The Powder Mountain rezone was tabled again last night until November 29th at 5PM. It appears some of the OVPC members were clearly split on this idea, but it was decided to continue the debate on the 29th.
Commissioner Bill Seigel formally opposed this move, he stated that they have talked about this rezone enough and it is time to vote. Chairman Louis Cooper feels that possibly some agreement with restrictions could be reached to satisfy all interested parties.
We did not see any new answers to the questions surrounding density numbers or traffic and safety issues in the Valley and the Powder Mountain Road. New questions regarding water usage and watershed depletion due to two 18 hole Golf courses were raised along with the possibility that Powder Mountain may choose to install snow making equipment to protect their financial investment if natural snow is less than expected with the predicted climate changes and drought. The water depletion issue can be significant when you consider that all this would be new water usage and at a very high volume all through the year.
Corey Pope from UDOT stated that if UDOT was asked to build the Powder Mountain Road now, it probably would not build it due to the extreme grades and narrow confines. A resident of Weber County that drives a school bus for a living said that under Federal Rules, School Buses cannot use roads where the grade exceeds 6%. The Powder Mountain Road has some areas where the grade is more than double that number. In fact the average grade number for the entire road is over 12%. This should not be minimized when considering buses and traffic from up to 10,000 skiers and more on holiday weekends.
The density numbers can be deceptive as well. The planning staff used some hotel room numbers that are not used to calculate density, and the total units in Weber County were reduced from 2800 to 2504. But this is misleading for traffic and people predictions because people will be driving their cars and riding buses to stay in those hotel rooms that are not counted in the density statistics.
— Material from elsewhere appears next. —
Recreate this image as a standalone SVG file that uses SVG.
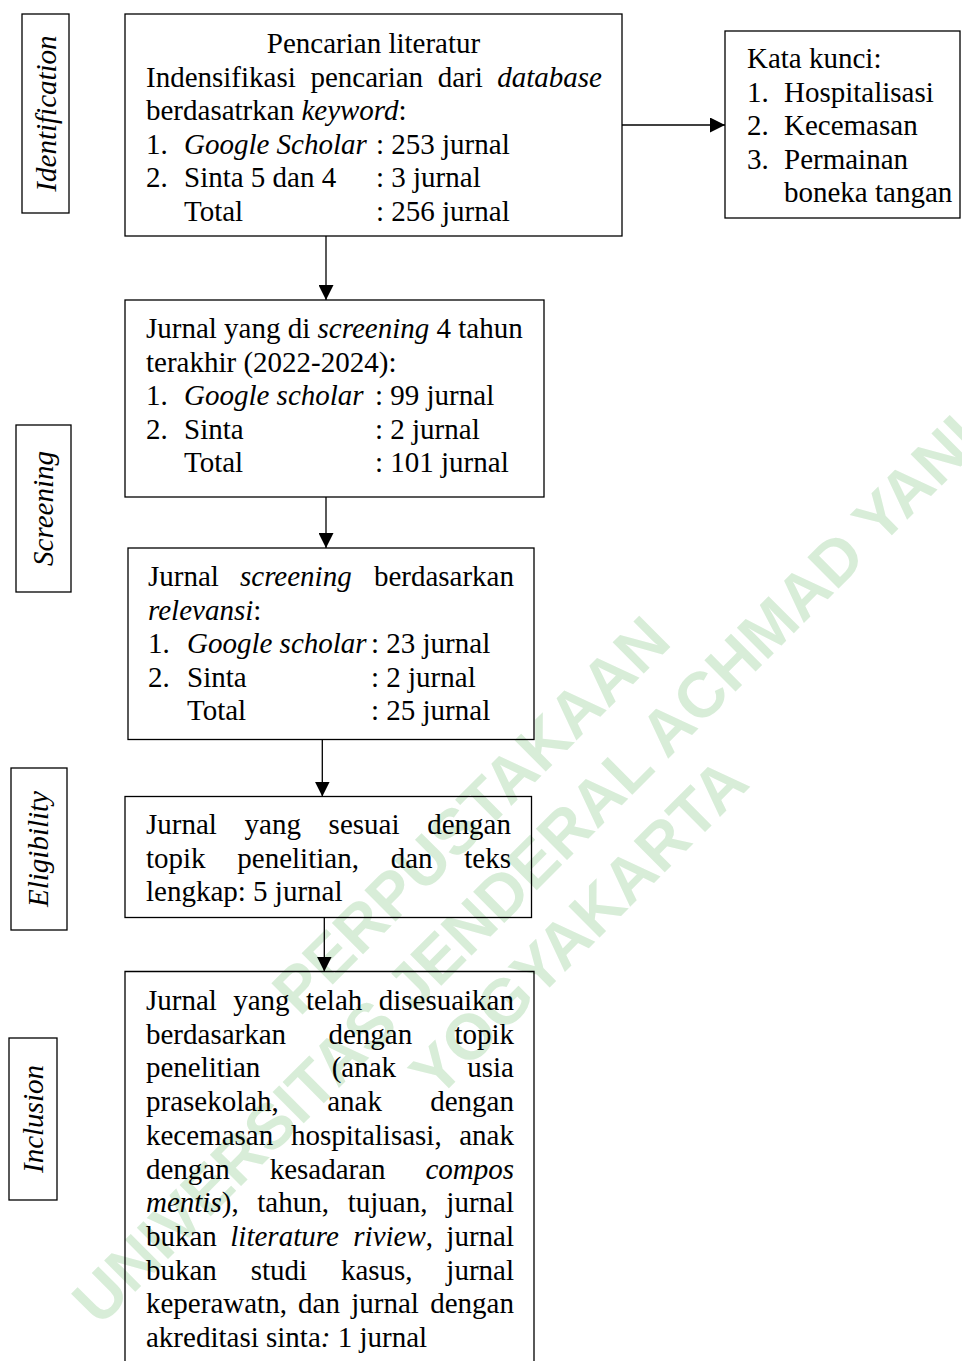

In addition, the 900 units and their visitors to Cache County must be counted in any traffic
predictions since all of them will have to pass through Ogden Valley and up Powder Mountain Road going in and coming out of the resort.
To clarify the Planning Staff's responsibilities, they carry the burden to offer the best approach to petitioners based on what the petitioner is trying to achieve. These recommendations do not reflect any endorsement of the petition, but a willingness to provide county services for each citizen. The Powder Mountain Project Manager stated that the rezone was "approved" by the planning staff. This is not true, they recommended the only path (a rezone) that would provide the required zoning for the two 18 hole golf courses.